28-06-2016
Evelien van Dijk is de nieuwe directeur van de Waag. Ze heeft 25 jaar ervaring in de zorg, waarbij ze veel transities heeft geleid, vooral in ziekenhuizen. Nu maakt ze de overstap naar de forensische zorg. ‘Ik voel me heel welkom bij de Waag,’ vertelt van Dijk die sinds 17 mei aan het werk is. ‘Ik heb echt zin in deze baan. Er werken hier veel deskundige en gedreven mensen, dat spreekt me erg aan. Het werk richt zich op een heel specifieke doelgroep. Ik ga me eerst verdiepen in de organisatie en de sector en kennismaken met medewerkers. Niet alleen inUtrecht, maar ook op de verschillende vestigingen van de Waag.'
Kun je iets meer over jouw achtergrond vertellen?

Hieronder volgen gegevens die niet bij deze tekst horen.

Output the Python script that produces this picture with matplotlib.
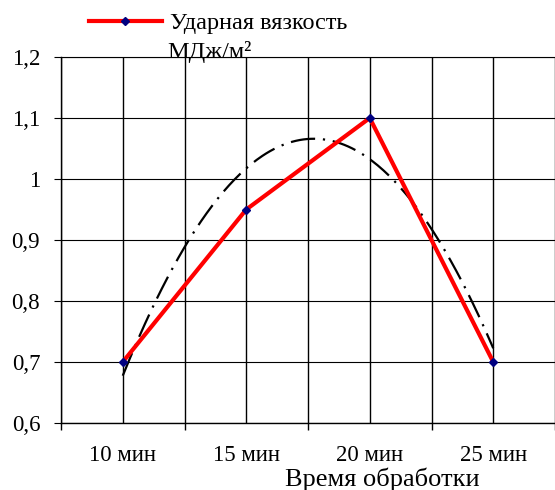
import numpy as np
import matplotlib
matplotlib.use('Agg')
import matplotlib.pyplot as plt

categories = ['10 мин', '15 мин', '20 мин', '25 мин']
impact = [0.7, 0.95, 1.1, 0.7]
y_ticks = [0.6, 0.7, 0.8, 0.9, 1.0, 1.1, 1.2]

plt.rcParams['font.family'] = 'serif'
plt.rcParams['font.serif'] = ['Liberation Serif', 'DejaVu Serif']
plt.rcParams['font.size'] = 16.5

fig = plt.figure(figsize=(5.55, 4.9), dpi=100)
# plot area runs past the right edge of the picture, as in the original
ax = fig.add_axes([61 / 555, 1 - 423 / 490, 494 / 555, 366 / 490])

x = np.arange(len(categories))

# quadratic trendline (Excel style polynomial, order 2)
coef = np.polyfit(x, impact, 2)
xs = np.linspace(x[0], x[-1], 200)
ax.plot(xs, np.polyval(coef, xs), color='black', lw=1.6,
        dashes=(11, 3.5, 1, 3.5), dash_capstyle='butt')

ax.plot(x, impact, color='red', lw=3, marker='D', ms=4.5,
        mfc='navy', mec='navy', label='Ударная вязкость')

ax.set_xlim(-0.5, 3.43)
ax.set_ylim(0.6, 1.2)

ax.set_xticks(x, categories)
ax.set_xticks(np.arange(-0.5, 3.6, 1), minor=True)
ax.tick_params(axis='x', which='major', length=0, pad=16)
ax.tick_params(axis='x', which='minor', length=5, width=1, color='black')
ax.set_yticks(y_ticks, [f'{v:g}'.replace('.', ',') for v in y_ticks])
ax.tick_params(axis='y', length=5, width=0.8, pad=10)

ax.grid(True, which='both', axis='x', color='black', lw=1)
ax.grid(True, which='major', axis='y', color='black', lw=0.8)

ax.spines['right'].set_visible(False)
ax.spines['top'].set_linewidth(0.8)
ax.spines['left'].set_linewidth(1)
ax.spines['bottom'].set_linewidth(1)

ax.set_xlabel('Время обработки', fontsize=19)
ax.xaxis.label.set_va('baseline')
ax.xaxis.set_label_coords((382 - 61) / 494, -(486 - 423) / 366)

ax.legend(loc='upper left', bbox_to_anchor=(89 / 555, 1 - 12 / 490),
          bbox_transform=fig.transFigure, frameon=False, handlelength=3.0,
          handletextpad=0.33, borderpad=0, borderaxespad=0, fontsize=17.5)
fig.text(167 / 555, 1 - 58 / 490, 'МДж/м²', va='baseline', fontsize=17.5)

fig.savefig('out.png', dpi=100)
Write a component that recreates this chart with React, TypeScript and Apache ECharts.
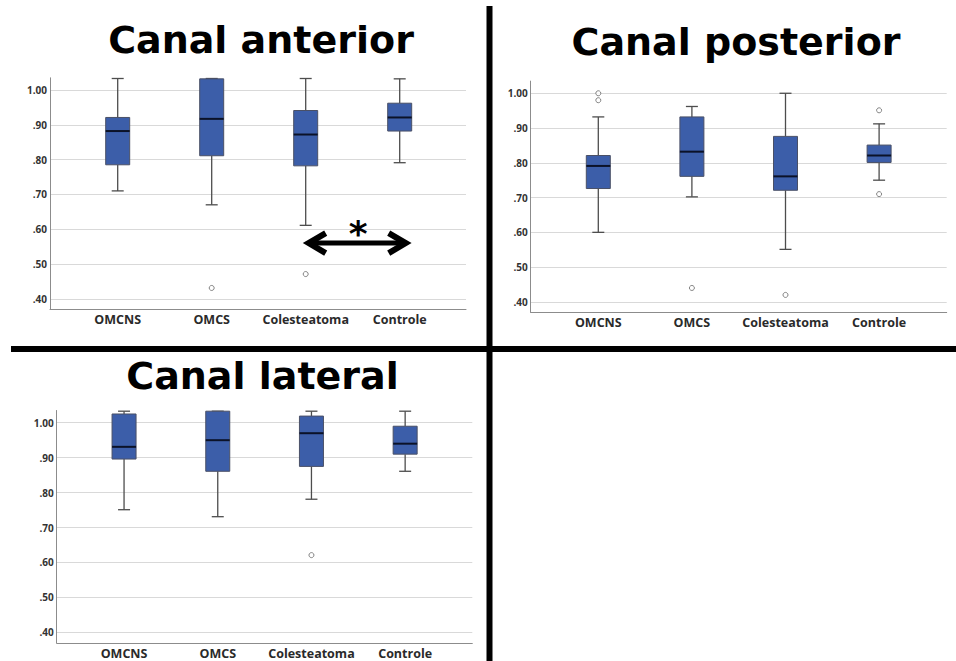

‘Ik ben ooit begonnen als fysiotherapeut en ben direct daarna Beleid en Management Gezondheidszorg gaan studeren in Rotterdam. Ik ben me gaan toeleggen op leidinggevende functies, waarbij ik me graag begeef op het snijvlak van inhoud en bedrijfsvoering. In het Radboudumc heb ik leiding gegeven aan verschillende afdelingen. Dat waren duale functies, waarbij ik de bedrijfsvoering voor mijn rekening nam. Ik heb ook gewerkt als interim- en projectmanager en ben onder andere zorgmanager geweest bij het Sophia Kinderziekenhuis.’
Heb je ervaring met werken in de GGZ?
‘Nee, ik ben niet bekend met de GGZ of de forensische GGZ. Ik heb wel een bestuursstage vervuld bij een Justitiële Jeugdinrichting en een Kinder- en Jeugdpsychiatrie kliniek, terwijl ik het postdoctoraal programma volgde bij de Erasmus Universiteit. Dat vond ik heel boeiend. Er zijn ook zeker overeenkomsten tussen de uitdagingen waar een ziekenhuis en de Waag voor staan. Het zijn professionele organisaties waarvan de tarieven de afgelopen jaren onder druk zijn gekomen. Het belangrijkste is – zowel voor ziekenhuizen als een instelling voor forensische GGZ als de Waag – dat ze zich kunnen aanpassen aan veranderende omstandigheden.’
Wat is jouw opdracht bij de Waag?
‘Mijn opdracht is om de goede zorg en expertise die we bieden te koesteren en gezamenlijk nieuwe wegen te zoeken om onze expertise uit te bouwen en te versterken.’